*Set exercise:*
Write out each line word for word. Drop pictures.

[Records with drawing code]
========================================
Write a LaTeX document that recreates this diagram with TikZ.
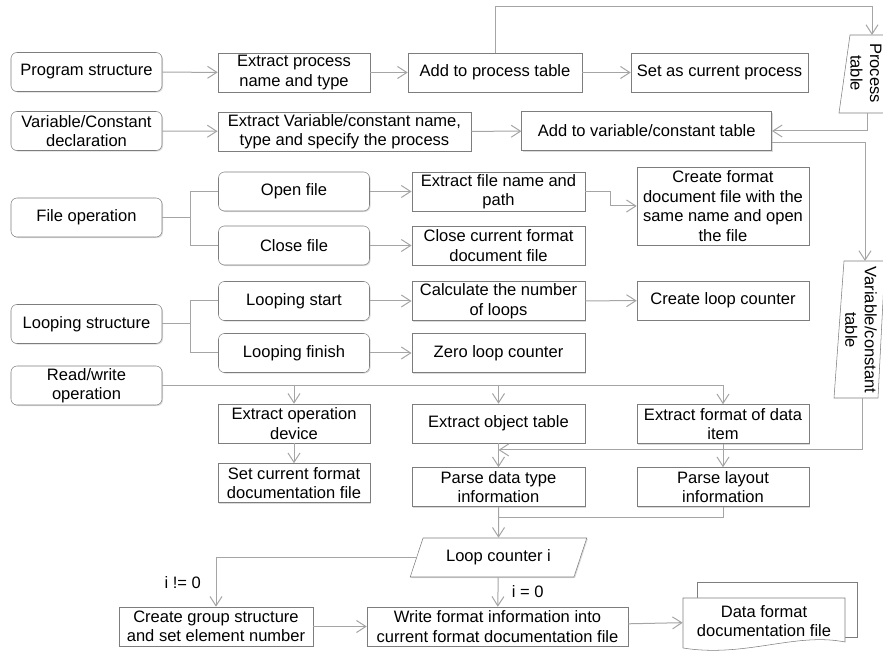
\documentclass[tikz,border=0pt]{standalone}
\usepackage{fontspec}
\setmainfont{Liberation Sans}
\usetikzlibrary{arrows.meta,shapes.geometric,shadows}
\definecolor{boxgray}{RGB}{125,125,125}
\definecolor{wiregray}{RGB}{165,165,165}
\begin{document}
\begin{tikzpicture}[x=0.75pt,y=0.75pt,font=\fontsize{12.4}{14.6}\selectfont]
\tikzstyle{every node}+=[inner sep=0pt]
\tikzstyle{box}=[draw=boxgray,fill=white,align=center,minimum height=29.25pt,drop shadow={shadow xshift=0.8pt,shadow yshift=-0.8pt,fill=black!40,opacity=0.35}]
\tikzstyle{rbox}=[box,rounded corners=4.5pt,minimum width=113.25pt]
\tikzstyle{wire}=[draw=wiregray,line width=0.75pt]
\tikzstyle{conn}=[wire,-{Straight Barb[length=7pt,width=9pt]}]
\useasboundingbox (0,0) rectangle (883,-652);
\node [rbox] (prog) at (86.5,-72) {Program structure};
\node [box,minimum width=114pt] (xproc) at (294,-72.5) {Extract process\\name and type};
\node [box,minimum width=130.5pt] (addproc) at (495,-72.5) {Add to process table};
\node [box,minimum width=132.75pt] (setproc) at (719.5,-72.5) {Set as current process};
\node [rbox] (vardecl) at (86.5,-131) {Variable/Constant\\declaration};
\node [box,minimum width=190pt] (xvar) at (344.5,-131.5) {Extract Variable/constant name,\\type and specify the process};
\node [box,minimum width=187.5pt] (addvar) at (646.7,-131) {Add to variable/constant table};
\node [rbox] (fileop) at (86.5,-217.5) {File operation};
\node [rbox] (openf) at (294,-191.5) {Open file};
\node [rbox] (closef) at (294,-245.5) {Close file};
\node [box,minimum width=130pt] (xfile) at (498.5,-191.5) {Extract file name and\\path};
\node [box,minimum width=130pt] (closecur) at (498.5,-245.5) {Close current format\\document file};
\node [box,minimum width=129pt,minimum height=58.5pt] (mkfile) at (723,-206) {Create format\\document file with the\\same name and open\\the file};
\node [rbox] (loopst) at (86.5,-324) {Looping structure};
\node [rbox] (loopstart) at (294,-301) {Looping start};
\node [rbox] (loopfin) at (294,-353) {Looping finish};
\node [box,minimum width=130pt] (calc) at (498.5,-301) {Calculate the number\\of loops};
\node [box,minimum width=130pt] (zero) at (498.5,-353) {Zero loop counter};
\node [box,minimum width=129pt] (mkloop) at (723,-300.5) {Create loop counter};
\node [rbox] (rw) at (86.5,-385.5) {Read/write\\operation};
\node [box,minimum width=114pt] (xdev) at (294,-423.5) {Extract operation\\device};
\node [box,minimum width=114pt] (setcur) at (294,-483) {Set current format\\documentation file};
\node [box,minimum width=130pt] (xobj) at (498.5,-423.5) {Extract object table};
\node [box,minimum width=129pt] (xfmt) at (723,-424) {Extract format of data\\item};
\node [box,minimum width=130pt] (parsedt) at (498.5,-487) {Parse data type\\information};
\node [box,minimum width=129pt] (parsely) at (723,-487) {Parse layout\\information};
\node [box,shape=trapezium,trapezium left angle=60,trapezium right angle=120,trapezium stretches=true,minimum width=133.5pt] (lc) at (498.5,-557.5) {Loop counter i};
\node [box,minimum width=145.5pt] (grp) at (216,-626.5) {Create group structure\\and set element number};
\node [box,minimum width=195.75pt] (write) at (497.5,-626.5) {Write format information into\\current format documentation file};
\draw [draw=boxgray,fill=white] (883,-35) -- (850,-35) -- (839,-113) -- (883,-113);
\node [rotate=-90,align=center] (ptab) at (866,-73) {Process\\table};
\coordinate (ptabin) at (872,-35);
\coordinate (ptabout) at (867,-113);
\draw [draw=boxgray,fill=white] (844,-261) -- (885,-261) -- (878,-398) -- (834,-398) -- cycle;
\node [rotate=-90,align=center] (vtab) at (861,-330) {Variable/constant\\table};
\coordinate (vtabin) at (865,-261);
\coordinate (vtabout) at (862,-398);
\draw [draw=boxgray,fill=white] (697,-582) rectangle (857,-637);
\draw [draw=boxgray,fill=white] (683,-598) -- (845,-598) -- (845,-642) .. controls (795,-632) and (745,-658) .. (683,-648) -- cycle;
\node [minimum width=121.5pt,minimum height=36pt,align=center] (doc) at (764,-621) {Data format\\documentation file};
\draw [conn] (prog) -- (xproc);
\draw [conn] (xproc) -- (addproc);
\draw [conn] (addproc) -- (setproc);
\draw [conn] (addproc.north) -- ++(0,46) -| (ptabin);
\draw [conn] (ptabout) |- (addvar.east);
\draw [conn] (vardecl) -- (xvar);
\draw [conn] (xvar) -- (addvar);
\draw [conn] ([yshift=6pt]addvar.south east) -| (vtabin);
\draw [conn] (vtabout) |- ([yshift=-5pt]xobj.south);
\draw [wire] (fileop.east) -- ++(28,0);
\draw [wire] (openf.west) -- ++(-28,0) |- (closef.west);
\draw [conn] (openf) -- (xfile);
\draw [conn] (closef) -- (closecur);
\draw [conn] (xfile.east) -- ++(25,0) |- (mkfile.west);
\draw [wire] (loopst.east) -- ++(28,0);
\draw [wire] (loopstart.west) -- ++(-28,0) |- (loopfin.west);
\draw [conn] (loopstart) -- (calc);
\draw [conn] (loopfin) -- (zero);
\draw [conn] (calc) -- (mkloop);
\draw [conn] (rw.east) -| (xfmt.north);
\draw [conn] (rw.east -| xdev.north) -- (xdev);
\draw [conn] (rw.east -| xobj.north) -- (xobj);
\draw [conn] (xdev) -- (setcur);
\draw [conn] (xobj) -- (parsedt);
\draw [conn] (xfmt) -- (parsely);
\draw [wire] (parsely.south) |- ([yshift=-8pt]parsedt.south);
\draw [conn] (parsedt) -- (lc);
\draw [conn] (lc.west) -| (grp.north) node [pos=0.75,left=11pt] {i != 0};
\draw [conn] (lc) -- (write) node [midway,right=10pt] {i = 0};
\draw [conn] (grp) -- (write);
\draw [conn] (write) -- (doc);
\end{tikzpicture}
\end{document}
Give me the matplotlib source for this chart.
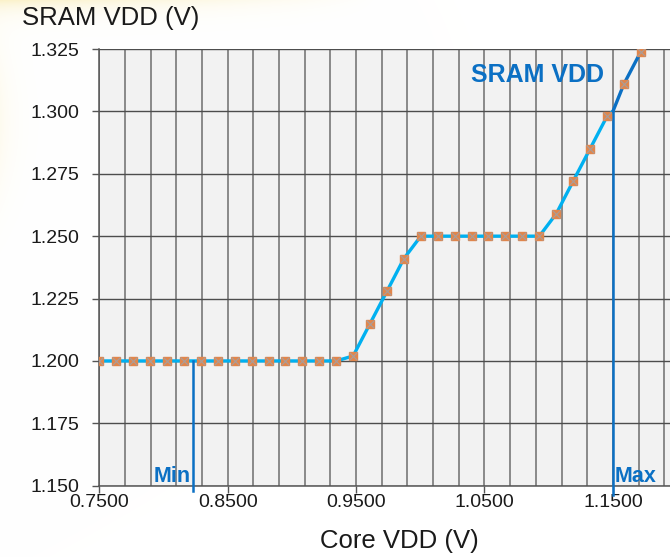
========================================
*Exercise answer:*
Write a LaTeX document that recreates this diagram with TikZ.
\documentclass[tikz,border=0pt]{standalone}
\usepackage{fontspec}
\setmainfont{Liberation Sans}
\usetikzlibrary{arrows.meta,shapes.geometric,shadows}
\definecolor{boxgray}{RGB}{125,125,125}
\definecolor{wiregray}{RGB}{165,165,165}
\begin{document}
\begin{tikzpicture}[x=0.75pt,y=0.75pt,font=\fontsize{12.4}{14.6}\selectfont]
\tikzstyle{every node}+=[inner sep=0pt]
\tikzstyle{box}=[draw=boxgray,fill=white,align=center,minimum height=29.25pt,drop shadow={shadow xshift=0.8pt,shadow yshift=-0.8pt,fill=black!40,opacity=0.35}]
\tikzstyle{rbox}=[box,rounded corners=4.5pt,minimum width=113.25pt]
\tikzstyle{wire}=[draw=wiregray,line width=0.75pt]
\tikzstyle{conn}=[wire,-{Straight Barb[length=7pt,width=9pt]}]
\useasboundingbox (0,0) rectangle (883,-652);
\node [rbox] (prog) at (86.5,-72) {Program structure};
\node [box,minimum width=114pt] (xproc) at (294,-72.5) {Extract process\\name and type};
\node [box,minimum width=130.5pt] (addproc) at (495,-72.5) {Add to process table};
\node [box,minimum width=132.75pt] (setproc) at (719.5,-72.5) {Set as current process};
\node [rbox] (vardecl) at (86.5,-131) {Variable/Constant\\declaration};
\node [box,minimum width=190pt] (xvar) at (344.5,-131.5) {Extract Variable/constant name,\\type and specify the process};
\node [box,minimum width=187.5pt] (addvar) at (646.7,-131) {Add to variable/constant table};
\node [rbox] (fileop) at (86.5,-217.5) {File operation};
\node [rbox] (openf) at (294,-191.5) {Open file};
\node [rbox] (closef) at (294,-245.5) {Close file};
\node [box,minimum width=130pt] (xfile) at (498.5,-191.5) {Extract file name and\\path};
\node [box,minimum width=130pt] (closecur) at (498.5,-245.5) {Close current format\\document file};
\node [box,minimum width=129pt,minimum height=58.5pt] (mkfile) at (723,-206) {Create format\\document file with the\\same name and open\\the file};
\node [rbox] (loopst) at (86.5,-324) {Looping structure};
\node [rbox] (loopstart) at (294,-301) {Looping start};
\node [rbox] (loopfin) at (294,-353) {Looping finish};
\node [box,minimum width=130pt] (calc) at (498.5,-301) {Calculate the number\\of loops};
\node [box,minimum width=130pt] (zero) at (498.5,-353) {Zero loop counter};
\node [box,minimum width=129pt] (mkloop) at (723,-300.5) {Create loop counter};
\node [rbox] (rw) at (86.5,-385.5) {Read/write\\operation};
\node [box,minimum width=114pt] (xdev) at (294,-423.5) {Extract operation\\device};
\node [box,minimum width=114pt] (setcur) at (294,-483) {Set current format\\documentation file};
\node [box,minimum width=130pt] (xobj) at (498.5,-423.5) {Extract object table};
\node [box,minimum width=129pt] (xfmt) at (723,-424) {Extract format of data\\item};
\node [box,minimum width=130pt] (parsedt) at (498.5,-487) {Parse data type\\information};
\node [box,minimum width=129pt] (parsely) at (723,-487) {Parse layout\\information};
\node [box,shape=trapezium,trapezium left angle=60,trapezium right angle=120,trapezium stretches=true,minimum width=133.5pt] (lc) at (498.5,-557.5) {Loop counter i};
\node [box,minimum width=145.5pt] (grp) at (216,-626.5) {Create group structure\\and set element number};
\node [box,minimum width=195.75pt] (write) at (497.5,-626.5) {Write format information into\\current format documentation file};
\draw [draw=boxgray,fill=white] (883,-35) -- (850,-35) -- (839,-113) -- (883,-113);
\node [rotate=-90,align=center] (ptab) at (866,-73) {Process\\table};
\coordinate (ptabin) at (872,-35);
\coordinate (ptabout) at (867,-113);
\draw [draw=boxgray,fill=white] (844,-261) -- (885,-261) -- (878,-398) -- (834,-398) -- cycle;
\node [rotate=-90,align=center] (vtab) at (861,-330) {Variable/constant\\table};
\coordinate (vtabin) at (865,-261);
\coordinate (vtabout) at (862,-398);
\draw [draw=boxgray,fill=white] (697,-582) rectangle (857,-637);
\draw [draw=boxgray,fill=white] (683,-598) -- (845,-598) -- (845,-642) .. controls (795,-632) and (745,-658) .. (683,-648) -- cycle;
\node [minimum width=121.5pt,minimum height=36pt,align=center] (doc) at (764,-621) {Data format\\documentation file};
\draw [conn] (prog) -- (xproc);
\draw [conn] (xproc) -- (addproc);
\draw [conn] (addproc) -- (setproc);
\draw [conn] (addproc.north) -- ++(0,46) -| (ptabin);
\draw [conn] (ptabout) |- (addvar.east);
\draw [conn] (vardecl) -- (xvar);
\draw [conn] (xvar) -- (addvar);
\draw [conn] ([yshift=6pt]addvar.south east) -| (vtabin);
\draw [conn] (vtabout) |- ([yshift=-5pt]xobj.south);
\draw [wire] (fileop.east) -- ++(28,0);
\draw [wire] (openf.west) -- ++(-28,0) |- (closef.west);
\draw [conn] (openf) -- (xfile);
\draw [conn] (closef) -- (closecur);
\draw [conn] (xfile.east) -- ++(25,0) |- (mkfile.west);
\draw [wire] (loopst.east) -- ++(28,0);
\draw [wire] (loopstart.west) -- ++(-28,0) |- (loopfin.west);
\draw [conn] (loopstart) -- (calc);
\draw [conn] (loopfin) -- (zero);
\draw [conn] (calc) -- (mkloop);
\draw [conn] (rw.east) -| (xfmt.north);
\draw [conn] (rw.east -| xdev.north) -- (xdev);
\draw [conn] (rw.east -| xobj.north) -- (xobj);
\draw [conn] (xdev) -- (setcur);
\draw [conn] (xobj) -- (parsedt);
\draw [conn] (xfmt) -- (parsely);
\draw [wire] (parsely.south) |- ([yshift=-8pt]parsedt.south);
\draw [conn] (parsedt) -- (lc);
\draw [conn] (lc.west) -| (grp.north) node [pos=0.75,left=11pt] {i != 0};
\draw [conn] (lc) -- (write) node [midway,right=10pt] {i = 0};
\draw [conn] (grp) -- (write);
\draw [conn] (write) -- (doc);
\end{tikzpicture}
\end{document}
Give me the matplotlib source for this chart.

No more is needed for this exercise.